The events immediately surrounding the grievor's discharge, however, are not consistent with that explanation. It appears that upon termination it is the respondent's normal practice to give employees two weeks' prior notice, allowing them to work out that time prior to their departure. That is what was done for Debbie Allen. When Mrs. Wood was advised of her discharge, however, she was told that it was effective immediately. She was given two weeks' pay in lieu of notice and was told by Mr. Bethune that she must be off the employer's premises by one o'clock the same day. That is not the kind of parting normally expected when a praiseworthy employee of long service is being let go because of a budgetary problem.
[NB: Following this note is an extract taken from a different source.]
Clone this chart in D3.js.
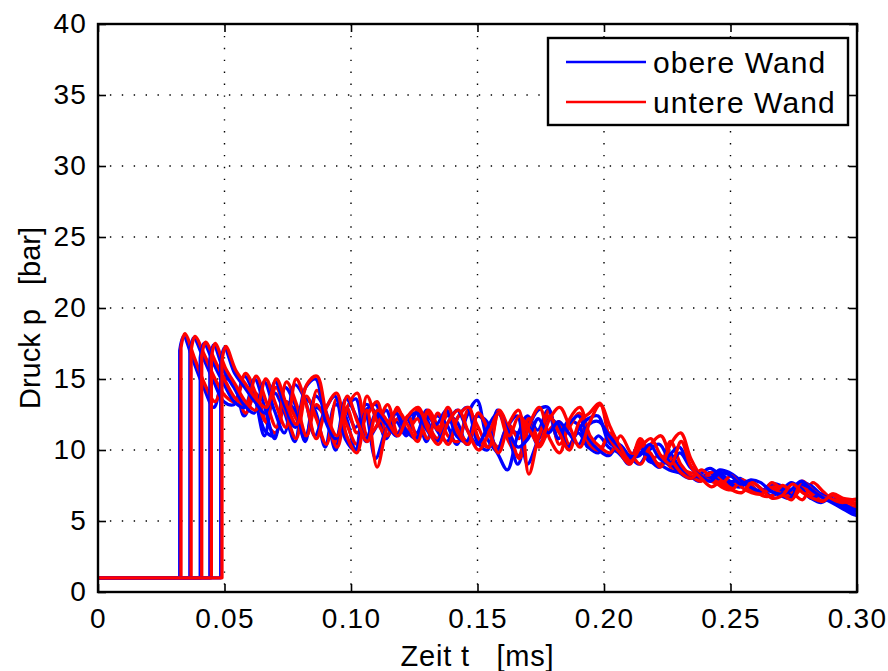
<!DOCTYPE html>
<html><head><meta charset="utf-8">
<script src="https://cdn.jsdelivr.net/npm/d3@7"></script>
<style>
body{margin:0;background:#fff}
svg{display:block}
text{font-family:"Liberation Sans",Arial,Helvetica,sans-serif;fill:#000}
</style>
</head><body>
<svg id="chart" width="888" height="671"></svg>
<script>
// ---------------- data ----------------
const xTicks = [0, 0.05, 0.10, 0.15, 0.20, 0.25, 0.30];
const xTickLabels = ["0", "0.05", "0.10", "0.15", "0.20", "0.25", "0.30"];
const yTicks = [0, 5, 10, 15, 20, 25, 30, 35, 40];
const yTickLabels = ["0", "5", "10", "15", "20", "25", "30", "35", "40"];
const seriesNames = ["obere Wand", "untere Wand"];
const xLabel = "Zeit t   [ms]";
const yLabel = "Druck p   [bar]";

const initialPressure = 1;          // bar before the shock arrives
const riseTime = 0.0015;            // ms from arrival to first sample
const sampleStep = 0.004;           // ms between samples

// arrival times of the shock (ms)
const jumpObere  = [0.0323, 0.0363, 0.0404, 0.0442, 0.0485];
const jumpUntere = [0.0328, 0.0368, 0.0410, 0.0448, 0.0490];

// pressure samples (bar), one array per sensor
const obere1 = [18.0,16.2,14.4,13.0,15.0,14.6,12.4,13.8,11.4,11.0,13.4,12.8,10.8,13.0,12.4,10.4,12.8,11.6,12.8,13.2,10.8,12.0,11.0,12.6,12.2,10.6,12.4,12.0,10.4,12.4,11.8,10.0,11.6,11.2,12.0,10.4,11.2,11.8,10.2,11.2,10.2,9.8,10.8,9.8,9.2,10.2,9.2,9.0,8.6,8.4,8.2,8.0,8.4,7.8,7.6,8.0,7.4,7.1,7.4,7.0,6.7,7.2,6.6,6.3,6.6,6.0,5.6,5.4];
const obere2 = [17.9,16.4,14.8,13.4,13.2,15.2,13.8,11.0,14.0,12.6,10.6,13.6,12.8,10.2,13.2,12.4,10.0,13.2,12.6,10.8,12.6,11.2,12.6,10.6,12.4,11.8,10.4,12.4,13.5,10.8,9.8,8.6,11.0,12.4,11.4,12.8,10.8,12.0,11.8,10.2,11.0,10.2,9.8,9.2,10.4,9.4,8.8,9.8,8.8,8.2,7.8,8.4,8.4,7.8,7.8,7.3,7.0,7.6,7.5,6.9,7.6,7.2,6.7,6.5,6.3,5.9,5.7];
const obere3 = [17.5,16.0,14.6,13.4,13.0,15.0,13.0,10.8,14.4,13.2,10.6,13.8,12.8,10.0,12.8,13.6,10.6,11.6,12.8,11.0,12.2,11.2,12.8,11.4,10.6,12.2,13.0,10.6,10.0,12.8,11.4,9.0,11.4,12.8,13.0,10.8,11.8,12.4,10.8,10.0,9.6,10.4,9.6,9.0,10.0,10.4,9.2,8.4,8.0,8.3,8.7,8.2,7.6,7.4,7.8,7.3,6.8,7.1,7.7,7.3,6.6,6.9,6.6,6.2,5.8,5.6];
const obere4 = [17.4,15.6,14.4,13.2,12.6,14.8,12.8,11.2,14.6,13.6,11.0,12.8,13.8,10.8,10.0,12.6,9.4,11.4,12.6,11.4,10.8,12.4,11.8,12.8,11.0,10.6,12.4,12.0,10.0,11.6,12.4,9.0,10.6,12.2,11.8,10.2,11.4,12.2,12.4,10.6,10.0,9.0,9.8,9.6,8.8,9.6,10.2,9.0,8.2,8.0,8.6,8.4,7.9,7.4,7.1,7.1,6.8,6.6,7.7,7.5,6.9,6.5,6.0,5.8,5.7];
const obere5 = [17.2,15.4,14.4,13.4,12.6,14.8,13.0,11.6,14.4,15.0,12.0,10.8,13.6,12.4,10.8,12.6,11.8,11.0,12.2,12.6,11.4,10.6,11.8,12.8,11.4,10.4,11.6,12.6,11.4,10.2,10.8,12.2,11.2,12.0,11.2,10.4,11.8,12.0,11.0,10.2,9.6,9.6,10.4,9.4,9.0,9.8,8.8,8.2,7.8,8.4,8.2,7.6,7.9,7.7,7.1,6.9,7.2,7.8,7.2,6.7,6.3,5.9,5.5,5.3];

const untere1 = [18.2,16.4,14.6,13.4,15.2,14.4,12.6,14.0,12.0,11.2,13.4,12.2,11.0,13.2,12.0,10.6,13.0,11.2,12.4,13.4,11.0,12.2,11.2,12.8,11.8,10.8,12.6,11.4,10.6,12.6,11.2,10.2,11.8,10.8,12.2,10.2,11.4,12.0,10.4,11.6,10.4,10.0,11.0,10.0,9.4,10.6,9.4,9.6,8.8,8.6,8.4,8.2,8.0,7.6,7.4,7.9,7.2,7.0,7.5,7.0,6.8,7.5,6.8,6.4,6.8,6.2,6.0,5.8];
const untere2 = [18.0,16.6,15.0,13.8,13.4,15.4,14.0,12.0,14.4,12.6,10.8,13.8,12.2,10.4,13.6,11.8,10.4,13.8,12.0,11.0,13.0,11.4,12.2,10.8,12.6,11.0,10.6,12.8,11.6,10.2,12.6,10.6,9.6,12.2,10.8,12.8,10.4,11.6,12.6,10.4,10.0,11.2,10.0,9.2,10.8,9.6,9.0,10.6,9.0,8.2,7.8,8.4,8.0,7.4,7.8,7.1,6.9,7.7,7.2,6.6,7.3,7.0,6.4,6.9,6.4,6.2,6.0];
const untere3 = [17.6,16.2,14.8,13.6,13.2,15.2,13.4,11.6,14.8,13.2,11.0,14.2,12.2,10.2,13.0,14.0,11.0,11.8,13.2,11.2,12.4,10.8,12.8,11.6,10.4,12.4,13.0,10.8,10.2,12.8,11.4,9.4,11.8,13.0,10.8,9.8,12.2,13.0,11.0,10.2,9.8,11.0,9.8,9.0,10.4,11.0,9.4,8.4,8.0,8.6,8.0,7.4,7.2,7.9,7.5,6.8,6.8,7.5,7.0,6.5,7.7,7.1,6.5,6.5,6.3,6.2];
const untere4 = [17.5,15.8,14.6,13.4,12.8,15.0,13.2,11.6,15.0,13.2,10.8,13.0,14.0,11.0,9.8,12.8,8.8,11.6,12.8,11.8,10.6,12.6,11.4,13.0,11.2,10.4,12.6,11.4,9.8,11.8,12.8,8.3,11.0,12.4,11.2,10.0,12.0,12.6,13.3,10.8,9.8,9.0,10.4,9.8,8.8,10.4,11.2,9.4,8.2,7.8,7.6,8.2,7.4,7.0,6.9,7.3,6.9,6.5,7.8,7.2,6.7,6.5,6.3,6.5,6.6];
const untere5 = [17.3,15.6,14.6,13.6,13.0,15.0,13.2,11.8,14.6,15.2,12.4,11.0,13.8,12.0,10.6,12.8,12.0,11.0,12.4,13.0,11.4,10.4,12.0,12.8,11.2,10.0,11.2,12.6,11.0,12.4,11.4,10.4,12.2,13.0,11.6,10.2,12.0,13.2,11.6,10.2,9.2,10.2,10.8,9.6,9.0,10.6,8.8,8.0,7.4,7.8,7.2,7.0,7.7,7.2,6.6,6.8,7.6,7.0,6.6,6.4,6.9,6.6,6.5,6.4];

const obereSeries  = [obere1, obere2, obere3, obere4, obere5];
const untereSeries = [untere1, untere2, untere3, untere4, untere5];

// ---------------- chart ----------------
const margin = {left: 98, right: 31, top: 24, bottom: 79};
const W = 888, H = 671;
const iw = W - margin.left - margin.right;
const ih = H - margin.top - margin.bottom;

const svg = d3.select("#chart");
svg.append("rect").attr("width", W).attr("height", H).attr("fill", "#fff");

const x = d3.scaleLinear().domain([0, 0.30]).range([0, iw]);
const y = d3.scaleLinear().domain([0, 40]).range([ih, 0]);

const g = svg.append("g").attr("transform", `translate(${margin.left},${margin.top})`);

svg.append("defs").append("clipPath").attr("id", "clip")
  .append("rect").attr("x", -2).attr("y", -2).attr("width", iw + 1).attr("height", ih + 4);

// grid
const grid = g.append("g");
grid.selectAll("line.gx").data(xTicks.slice(1, -1)).join("line")
  .attr("x1", d => x(d)).attr("x2", d => x(d)).attr("y1", 0).attr("y2", ih)
  .attr("stroke", "#000").attr("stroke-width", 1.4).attr("stroke-dasharray", "1.4,10.5");
grid.selectAll("line.gy").data(yTicks.slice(1, -1)).join("line")
  .attr("y1", d => y(d)).attr("y2", d => y(d)).attr("x1", 0).attr("x2", iw)
  .attr("stroke", "#000").attr("stroke-width", 1.4).attr("stroke-dasharray", "1.4,10.5");

// traces: flat + vertical rise drawn straight, the rest smooth
const smooth = d3.line().x(d => x(d[0])).y(d => y(d[1])).curve(d3.curveCatmullRom.alpha(0.5));
function tracePath(jump, values) {
  const pts = values.map((v, k) => [jump + riseTime + k * sampleStep, v]);
  const riseTop = [jump, values[0] - 1];
  const head = `M${x(0)},${y(initialPressure)}L${x(jump)},${y(initialPressure)}`;
  return head + "L" + smooth([riseTop].concat(pts)).slice(1);
}
const traces = g.append("g").attr("clip-path", "url(#clip)");
const colors = ["#0000ff", "#ff0000"];
for (let i = 0; i < 5; i++) {
  traces.append("path").attr("d", tracePath(jumpObere[i], obereSeries[i]))
    .attr("fill", "none").attr("stroke", colors[0])
    .attr("stroke-width", 3.3).attr("stroke-linejoin", "round");
  traces.append("path").attr("d", tracePath(jumpUntere[i], untereSeries[i]))
    .attr("fill", "none").attr("stroke", colors[1])
    .attr("stroke-width", 3.3).attr("stroke-linejoin", "round");
}

// axes (ticks inside, on all sides)
const tickLen = 8;
const xAxis = d3.axisBottom(x).tickValues(xTicks).tickFormat((d, i) => xTickLabels[i])
  .tickSizeInner(-tickLen).tickSizeOuter(0).tickPadding(16);
const yAxis = d3.axisLeft(y).tickValues(yTicks).tickFormat((d, i) => yTickLabels[i])
  .tickSizeInner(-tickLen).tickSizeOuter(0).tickPadding(11);
const xTop = d3.axisTop(x).tickValues(xTicks).tickFormat("").tickSizeInner(-tickLen).tickSizeOuter(0);
const yRight = d3.axisRight(y).tickValues(yTicks).tickFormat("").tickSizeInner(-tickLen).tickSizeOuter(0);

function style(sel) {
  sel.select(".domain").remove();
  sel.selectAll(".tick line").attr("stroke", "#000").attr("stroke-width", 1.6);
  sel.selectAll("text").attr("font-size", 28).attr("letter-spacing", 1.2).attr("fill", "#000");
}
g.append("g").attr("transform", `translate(0,${ih})`).call(xAxis).call(style);
g.append("g").call(yAxis).call(style);
g.append("g").call(xTop).call(style);
g.append("g").attr("transform", `translate(${iw},0)`).call(yRight).call(style);

g.append("rect").attr("width", iw).attr("height", ih)
  .attr("fill", "none").attr("stroke", "#000").attr("stroke-width", 2.4);

// axis labels
svg.append("text").attr("x", margin.left + iw / 2).attr("y", 666)
  .attr("text-anchor", "middle").attr("font-size", 29).attr("letter-spacing", 0.8)
  .style("white-space", "pre").text(xLabel);
svg.append("text").attr("transform", `translate(40,${margin.top + ih / 2 + 10}) rotate(-90)`)
  .attr("text-anchor", "middle").attr("font-size", 29)
  .style("white-space", "pre").text(yLabel);

// legend
const leg = svg.append("g").attr("transform", "translate(548,38)");
leg.append("rect").attr("width", 300).attr("height", 87)
  .attr("fill", "#fff").attr("stroke", "#000").attr("stroke-width", 2.4);
seriesNames.forEach((name, i) => {
  const yy = 24 + i * 40;
  leg.append("line").attr("x1", 18).attr("x2", 98).attr("y1", yy).attr("y2", yy)
    .attr("stroke", colors[i]).attr("stroke-width", 2.4);
  leg.append("text").attr("x", 105).attr("y", yy + 11).attr("font-size", 30)
    .attr("letter-spacing", 1.1).text(name);
});
</script>
</body></html>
The evidence establishes that it was decided as early as the week prior that Mrs. Wood would not be allowed to work out a two week notice period. In light of that, and on the totality of evidence regarding the grievor's discharge, the Board cannot accept the evidence of Mr. Bethune that he was unaware of Mrs. Wood's efforts to infuse some militance in the association or of the antagonism between herself and the association's president, Mrs. Hatfield. We are satisfied, on the balance of probabilities, that he had that knowledge and that it was instrumental in his urging Dr. Blajchman to terminate Mrs. Wood without giving her the right to compete for the one remained temporary job he responded to an employee's effort to gain effective representation by a trade union. That is a right protected by section 58 of the Act. We must therefore find that the respondent's termination was in breach of that section.
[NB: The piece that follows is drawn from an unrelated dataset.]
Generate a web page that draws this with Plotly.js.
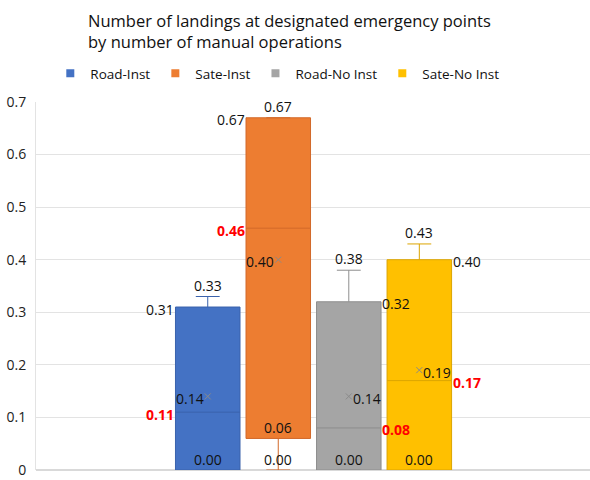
<!DOCTYPE html>
<html>
<head>
<meta charset="utf-8">
<script src="https://cdn.plot.ly/plotly-3.0.1.min.js"></script>
<style>html,body{margin:0;padding:0;background:#fff;}#chart{width:590px;height:480px;}</style>
</head>
<body>
<div id="chart"></div>
<script>
// ---- data ----
var seriesNames = ["Road-Inst", "Sate-Inst", "Road-No Inst", "Sate-No Inst"];
var minVals    = [0.00, 0.00, 0.00, 0.00];
var q1Vals     = [0.00, 0.06, 0.00, 0.00];
var medianVals = [0.11, 0.46, 0.08, 0.17];
var q3Vals     = [0.31, 0.67, 0.32, 0.40];
var maxVals    = [0.33, 0.67, 0.38, 0.43];
var meanVals   = [0.14, 0.40, 0.14, 0.19];
var yTickVals  = [0, 0.1, 0.2, 0.3, 0.4, 0.5, 0.6, 0.7];
var yTickText  = ["0", "0.1", "0.2", "0.3", "0.4", "0.5", "0.6", "0.7"];

// ---- styles ----
var fills = ["#4472C4", "#ED7D31", "#A5A5A5", "#FFC000"];
var lines = ["#3A62AC", "#D2692A", "#8E8E8E", "#DCA500"];
var boxW = 0.915, half = boxW / 2;
var font = "Open Sans, Noto Sans, sans-serif";

var traces = [];
seriesNames.forEach(function (n, i) {
  traces.push({
    type: "box", name: n, x: [i], showlegend: false,
    q1: [q1Vals[i]], median: [medianVals[i]], q3: [q3Vals[i]],
    lowerfence: [minVals[i]], upperfence: [maxVals[i]],
    width: boxW, whiskerwidth: 0.37,
    fillcolor: fills[i], line: {color: lines[i], width: 1},
    boxpoints: false, hoverinfo: "skip"
  });
});
// mean markers
traces.push({
  type: "scatter", mode: "markers", x: [0, 1, 2, 3], y: meanVals, showlegend: false,
  marker: {symbol: "x-thin-open", size: 6, line: {color: "#8a8a8a", width: 1}, color: "#8a8a8a"},
  hoverinfo: "skip"
});
// legend entries
seriesNames.forEach(function (n, i) {
  traces.push({
    type: "scatter", mode: "markers", x: [null], y: [null], name: n,
    marker: {symbol: "square", size: 8, color: fills[i]}
  });
});

function f2(v) { return v.toFixed(2); }
var ann = [];
function lab(x, y, t, xa, ya, opts) {
  var a = {x: x, y: y, xref: "x", yref: "y", text: t, showarrow: false,
    xanchor: xa, yanchor: ya, font: {family: font, size: 14, color: "#111"}, borderpad: 0};
  if (opts) for (var k in opts) a[k] = opts[k];
  ann.push(a);
}
var red = {family: font, size: 14, color: "#FF0000", weight: "bold"};
// side (-1 left, +1 right) for q3/median labels, and mean label side
var sideQ3   = [-1, -1, 1, 1];
var sideMean = [-1, -1, 1, 1];
for (var i = 0; i < 4; i++) {
  var edge = i + sideQ3[i] * half;
  var xa = sideQ3[i] < 0 ? "right" : "left";
  lab(i, maxVals[i], f2(maxVals[i]), "center", "bottom", {yshift: 1});
  lab(edge, q3Vals[i], f2(q3Vals[i]), xa, "middle", {yshift: -2});
  lab(edge, medianVals[i], f2(medianVals[i]), xa, "middle", {font: red, yshift: -2});
  lab(i + sideMean[i] * 0.04, meanVals[i], f2(meanVals[i]), sideMean[i] < 0 ? "right" : "left", "middle", {yshift: -2});
  lab(i, minVals[i], f2(minVals[i]), "center", "bottom", {yshift: 0});
  if (q1Vals[i] > minVals[i]) lab(i, q1Vals[i], f2(q1Vals[i]), "center", "bottom", {yshift: 0});
}

var layout = {
  width: 590, height: 480,
  margin: {l: 36, r: 0, t: 102, b: 10, pad: 0},
  paper_bgcolor: "#fff", plot_bgcolor: "#fff",
  font: {family: font, size: 14, color: "#222"},
  title: {text: "Number of landings at designated emergency points<br>by number of manual operations",
    x: 88 / 590, xanchor: "left", xref: "container", y: 1 - 27 / 480, yanchor: "top",
    font: {family: font, size: 16.5, color: "#111"}},
  showlegend: true,
  legend: {orientation: "h", x: 0.47, xref: "container", xanchor: "center", y: 1 - 58 / 480, yref: "container", yanchor: "top",
    font: {family: font, size: 13.5, color: "#111"}, itemwidth: 30, traceorder: "normal", tracegroupgap: 0},
  xaxis: {range: [-2.435, 5.42], showticklabels: false, showgrid: false, zeroline: false,
    showline: false, ticks: "", fixedrange: true},
  yaxis: {range: [0, 0.7], tickvals: yTickVals, ticktext: yTickText, showgrid: true,
    gridcolor: "#E3E3E3", gridwidth: 1, zeroline: true, zerolinecolor: "#D9D9D9", zerolinewidth: 1.5,
    showline: true, linecolor: "#E3E3E3", ticks: "", ticklabelstandoff: 6, ticklabeloverflow: "allow",
    tickfont: {family: font, size: 14, color: "#222"}},
  annotations: ann,
  hovermode: false
};
Plotly.newPlot("chart", traces, layout, {displayModeBar: false, staticPlot: true});
</script>
</body>
</html>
We turn to consider the appropriate remedial order. On the evidence the Board must accept that funding for Mrs. Wood's position has ended. It is also clear that the temporary research task for which she was hired is concluded. While it is not clear how long she would have worked but for the respondent's unlawful motivation, it is at least probable that Mrs. Wood would have had a fair chance to compete with Mrs. Martin for the temporary job which she now holds and for preferential consideration on any permanent job that might arise in the future, as indicated by the prior statements of Dr. Blajchman.
While no precise measure of redress can be determined, we are satisfied that the grievor can be adequately compensated. The Board therefore orders that the grievor be paid forthwith her wages and benefits lost from the date of her discharge to the date of this order, and that she be given written notice of the next five openings for a permanent position with the respondent. If she should apply for any such position for which she is qualified she shall have the right of preferential consideration over any applicant who is not an employee of the respondent. The Board does not consider a posting order to be necessary in the circumstances of this case.
The Board shall remain seized of this complaint in the event of any disagreement between the parties respecting the interpretation or implementation of this decision.